# [Stated task]
Can you write out all the lines word for word, with no pictures?

# [Data lines]
—————

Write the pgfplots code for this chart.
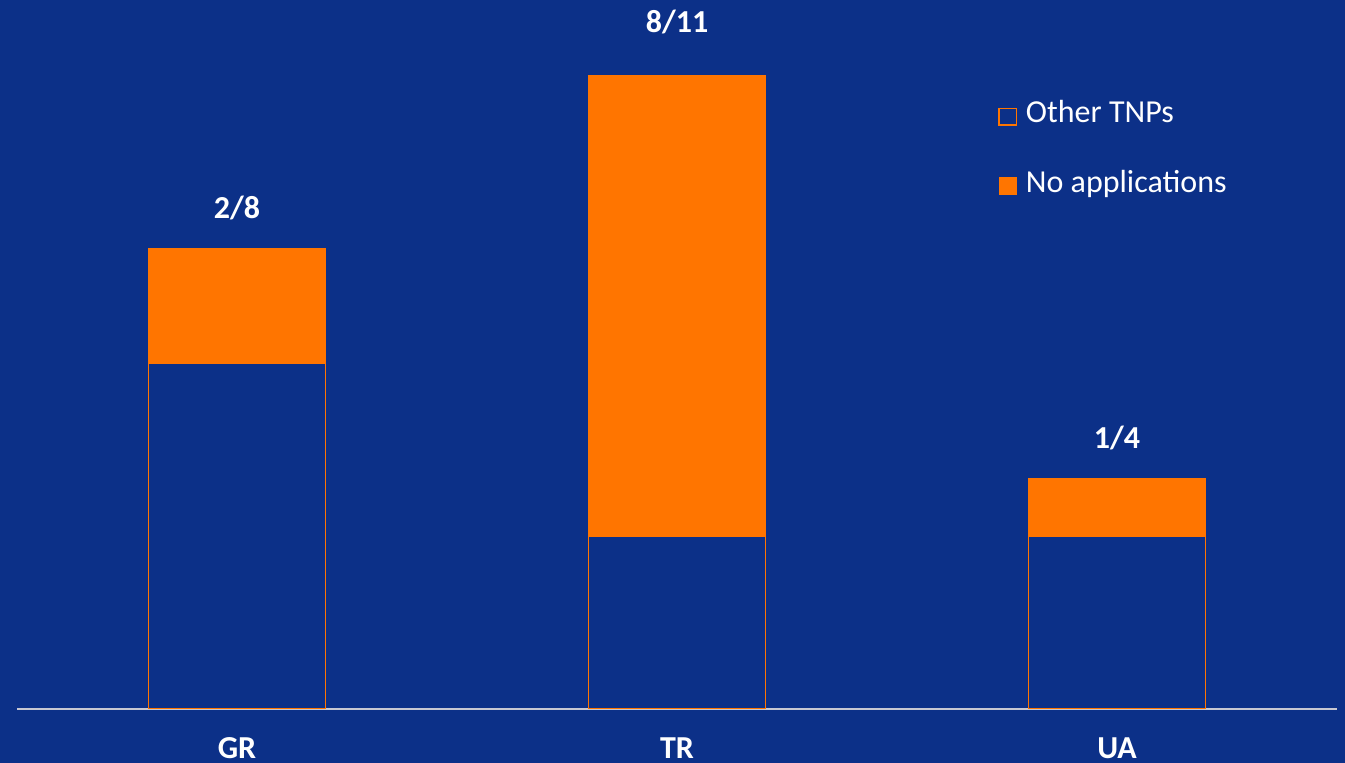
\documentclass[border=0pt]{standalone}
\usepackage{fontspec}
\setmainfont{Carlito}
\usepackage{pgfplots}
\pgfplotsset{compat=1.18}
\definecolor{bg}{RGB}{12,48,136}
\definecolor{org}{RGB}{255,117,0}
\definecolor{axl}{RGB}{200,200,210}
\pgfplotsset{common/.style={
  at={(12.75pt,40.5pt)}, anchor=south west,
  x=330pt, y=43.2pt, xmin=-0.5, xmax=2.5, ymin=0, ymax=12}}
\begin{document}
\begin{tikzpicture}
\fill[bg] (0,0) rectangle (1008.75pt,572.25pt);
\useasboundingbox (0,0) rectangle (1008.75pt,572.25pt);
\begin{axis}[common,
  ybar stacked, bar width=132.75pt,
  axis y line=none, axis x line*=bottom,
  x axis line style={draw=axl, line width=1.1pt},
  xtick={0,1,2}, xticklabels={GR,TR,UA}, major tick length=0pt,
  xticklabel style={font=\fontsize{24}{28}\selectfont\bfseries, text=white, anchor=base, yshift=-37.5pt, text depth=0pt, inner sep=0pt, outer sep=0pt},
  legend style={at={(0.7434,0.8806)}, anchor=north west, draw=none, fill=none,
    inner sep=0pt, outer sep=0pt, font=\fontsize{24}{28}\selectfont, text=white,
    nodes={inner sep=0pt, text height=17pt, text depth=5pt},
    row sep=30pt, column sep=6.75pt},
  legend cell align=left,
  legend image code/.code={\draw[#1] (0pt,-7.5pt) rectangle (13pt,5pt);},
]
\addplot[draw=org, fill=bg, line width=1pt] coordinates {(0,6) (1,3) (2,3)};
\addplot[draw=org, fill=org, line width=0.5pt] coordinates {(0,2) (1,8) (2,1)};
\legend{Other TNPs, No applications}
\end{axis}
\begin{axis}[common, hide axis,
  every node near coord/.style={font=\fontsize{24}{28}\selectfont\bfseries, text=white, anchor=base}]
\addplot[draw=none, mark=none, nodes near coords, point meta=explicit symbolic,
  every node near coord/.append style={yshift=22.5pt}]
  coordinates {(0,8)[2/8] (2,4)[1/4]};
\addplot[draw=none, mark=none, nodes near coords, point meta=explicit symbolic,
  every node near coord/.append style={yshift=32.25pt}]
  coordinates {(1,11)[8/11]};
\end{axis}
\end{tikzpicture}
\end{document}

—————

# [The response]
Write the pgfplots code for this chart.
\documentclass[border=0pt]{standalone}
\usepackage{fontspec}
\setmainfont{Carlito}
\usepackage{pgfplots}
\pgfplotsset{compat=1.18}
\definecolor{bg}{RGB}{12,48,136}
\definecolor{org}{RGB}{255,117,0}
\definecolor{axl}{RGB}{200,200,210}
\pgfplotsset{common/.style={
  at={(12.75pt,40.5pt)}, anchor=south west,
  x=330pt, y=43.2pt, xmin=-0.5, xmax=2.5, ymin=0, ymax=12}}
\begin{document}
\begin{tikzpicture}
\fill[bg] (0,0) rectangle (1008.75pt,572.25pt);
\useasboundingbox (0,0) rectangle (1008.75pt,572.25pt);
\begin{axis}[common,
  ybar stacked, bar width=132.75pt,
  axis y line=none, axis x line*=bottom,
  x axis line style={draw=axl, line width=1.1pt},
  xtick={0,1,2}, xticklabels={GR,TR,UA}, major tick length=0pt,
  xticklabel style={font=\fontsize{24}{28}\selectfont\bfseries, text=white, anchor=base, yshift=-37.5pt, text depth=0pt, inner sep=0pt, outer sep=0pt},
  legend style={at={(0.7434,0.8806)}, anchor=north west, draw=none, fill=none,
    inner sep=0pt, outer sep=0pt, font=\fontsize{24}{28}\selectfont, text=white,
    nodes={inner sep=0pt, text height=17pt, text depth=5pt},
    row sep=30pt, column sep=6.75pt},
  legend cell align=left,
  legend image code/.code={\draw[#1] (0pt,-7.5pt) rectangle (13pt,5pt);},
]
\addplot[draw=org, fill=bg, line width=1pt] coordinates {(0,6) (1,3) (2,3)};
\addplot[draw=org, fill=org, line width=0.5pt] coordinates {(0,2) (1,8) (2,1)};
\legend{Other TNPs, No applications}
\end{axis}
\begin{axis}[common, hide axis,
  every node near coord/.style={font=\fontsize{24}{28}\selectfont\bfseries, text=white, anchor=base}]
\addplot[draw=none, mark=none, nodes near coords, point meta=explicit symbolic,
  every node near coord/.append style={yshift=22.5pt}]
  coordinates {(0,8)[2/8] (2,4)[1/4]};
\addplot[draw=none, mark=none, nodes near coords, point meta=explicit symbolic,
  every node near coord/.append style={yshift=32.25pt}]
  coordinates {(1,11)[8/11]};
\end{axis}
\end{tikzpicture}
\end{document}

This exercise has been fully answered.